With support from the viewers of his YouTube channel, Views from the Vault, Morin released a collection called "Generational Legends." These caps came with a classic green under brim, special Legends patch on the side, and a stamped date highlighting a momentous occasion like Pedro Martinez's 17-strikeout one-hitter he pitched against the Yankees on Sept. 10, 1999.

"I love green. Green's classic, It's what I grew up on. We did the Seattle Mariners' with Griffey's debut. We did Derek Jeter when he dove into the crowd -- as much as I hate that play," Morin joked.

The Topperz Store located in the Bronx.(Photo courtesy Pierre Morin)

Jang likes to take inspiration from whatever he's around when it comes to his caps.

"If I see different cool colors, like, for example, at a museum or I'll go to the Lego Store with my kids, [I'll think] 'Oh, wow, that's a good color. How can I translate that into a hat?'" Jang explained.

He pointed to one cap that comes complete with a utility belt that was inspired by the manga series "My Hero Academia," as well as his recent Northwest Arkansas Naturals cap as an example.

"This is what I dubbed 'Scouts pack,'" Jang said. "Both of my kids are in the Boy Scouts and I just love working with Scout colors. They have their uniform with all these different merit badges and whatnot that are ironed on embroidered onto the uniform. I'll see those colors and I'm like, 'I could incorporate that into that." And this is the result."

MyFitteds Northwest Arkansas Naturals' Scouts cap.

While fashion trends come and go, the baseball cap endures. Despite new colors, patches, and styles, the canvas remains remarkably similar to New Era's original 59FIFTY cap that first came out in 1954.

"People think a cap is basically an accessory, but it completes the outfit," Jang said. "That's what I noticed over the years. You could just have a really nice hat on and people will come up to you, it'll be a conversation starter. Plus, baseball is America's favorite sport. That helps. You're wearing something that everybody knows what it is."

With so many thousands of caps in their collections, the desire to snag the newest, freshest lid will always be there. But these days, Jang and Morin are spending more time thinking of new looks and designs to bring to people. Where they once were filling their own homes with new caps, now they're making the caps that other people are hoping to snag.

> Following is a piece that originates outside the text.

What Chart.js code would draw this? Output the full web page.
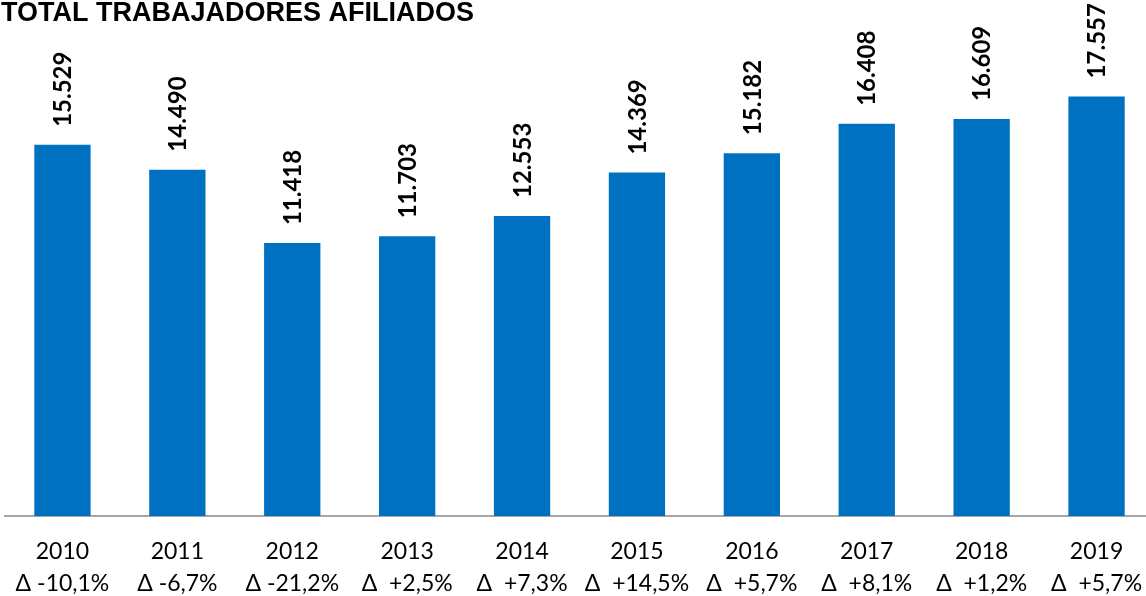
<!DOCTYPE html>
<html>
<head>
<meta charset="utf-8">
<script src="https://cdn.jsdelivr.net/npm/chart.js@4/dist/chart.umd.min.js"></script>
<style>
  html, body { margin: 0; padding: 0; background: #ffffff; overflow: hidden; width: 1146px; height: 596px; }
  #wrap { width: 1146px; height: 596px; position: relative; overflow: hidden; }
  #c { display: block; width: 1154px; height: 596px; }
</style>
</head>
<body>
<div id="wrap"><canvas id="c" width="1154" height="596"></canvas></div>
<script>
const chartTitle = 'TOTAL TRABAJADORES AFILIADOS';
const years = ['2010', '2011', '2012', '2013', '2014', '2015', '2016', '2017', '2018', '2019'];
const changes = ['Δ -10,1%', 'Δ -6,7%', 'Δ -21,2%', 'Δ  +2,5%', 'Δ  +7,3%', 'Δ  +14,5%', 'Δ  +5,7%', 'Δ  +8,1%', 'Δ  +1,2%', 'Δ  +5,7%'];
const afiliados = [15529, 14490, 11418, 11703, 12553, 14369, 15182, 16408, 16609, 17557];

function fmt(v) {
  return String(v).replace(/\B(?=(\d{3})+(?!\d))/g, '.');
}

const titlePlugin = {
  id: 'titlePlugin',
  afterDraw(chart) {
    const ctx = chart.ctx;
    ctx.save();
    ctx.fillStyle = '#000000';
    ctx.font = 'bold 27px "Liberation Sans", Arial, sans-serif';
    ctx.textAlign = 'left';
    ctx.textBaseline = 'alphabetic';
    ctx.fillText(chartTitle, 1, 21);
    ctx.restore();
  }
};

const valueLabels = {
  id: 'valueLabels',
  afterDatasetsDraw(chart) {
    const ctx = chart.ctx;
    const meta = chart.getDatasetMeta(0);
    ctx.save();
    ctx.fillStyle = '#000000';
    ctx.font = 'bold 24px Lato, "Open Sans", sans-serif';
    ctx.textAlign = 'left';
    ctx.textBaseline = 'middle';
    meta.data.forEach((bar, i) => {
      ctx.save();
      ctx.translate(bar.x + 1, bar.y - 18);
      ctx.rotate(-Math.PI / 2);
      ctx.fillText(fmt(chart.data.datasets[0].data[i]), 0, 0);
      ctx.restore();
    });
    ctx.restore();
  }
};

new Chart(document.getElementById('c'), {
  type: 'bar',
  data: {
    labels: years.map((y, i) => [y, changes[i]]),
    datasets: [{
      data: afiliados,
      backgroundColor: '#0070C0',
      borderWidth: 0,
      barPercentage: 0.49,
      categoryPercentage: 1.0
    }]
  },
  options: {
    responsive: false,
    maintainAspectRatio: false,
    animation: false,
    devicePixelRatio: 1,
    layout: { padding: { top: 38, left: 5, right: 0, bottom: 0 } },
    plugins: {
      legend: { display: false },
      tooltip: { enabled: false },
      title: { display: false }
    },
    scales: {
      x: {
        grid: {
          display: true,
          drawOnChartArea: false,
          drawTicks: true,
          tickLength: 19,
          tickColor: 'rgba(0,0,0,0)',
          color: 'rgba(0,0,0,0)'
        },
        border: { display: true, color: '#A6A6A6', width: 2 },
        ticks: {
          color: '#000000',
          font: { family: 'Lato, "Open Sans", sans-serif', size: 23, lineHeight: 1.4 },
          padding: 0,
          maxRotation: 0,
          autoSkip: false
        },
        afterFit(scale) { scale.height = 80; }
      },
      y: {
        display: false,
        min: 0,
        max: 20000
      }
    }
  },
  plugins: [titlePlugin, valueLabels]
});
</script>
</body>
</html>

"The unique thing I bring to the table -- and this isn't to pat myself on the back, it's just reality -- is I was a collector. I'm not trying to create things that people can't have," Morin said. "I've transitioned from wanting things to wanting to make things that people want. I'm still a collector at heart, but I've transitioned in my life to a point where I want to see other people happy."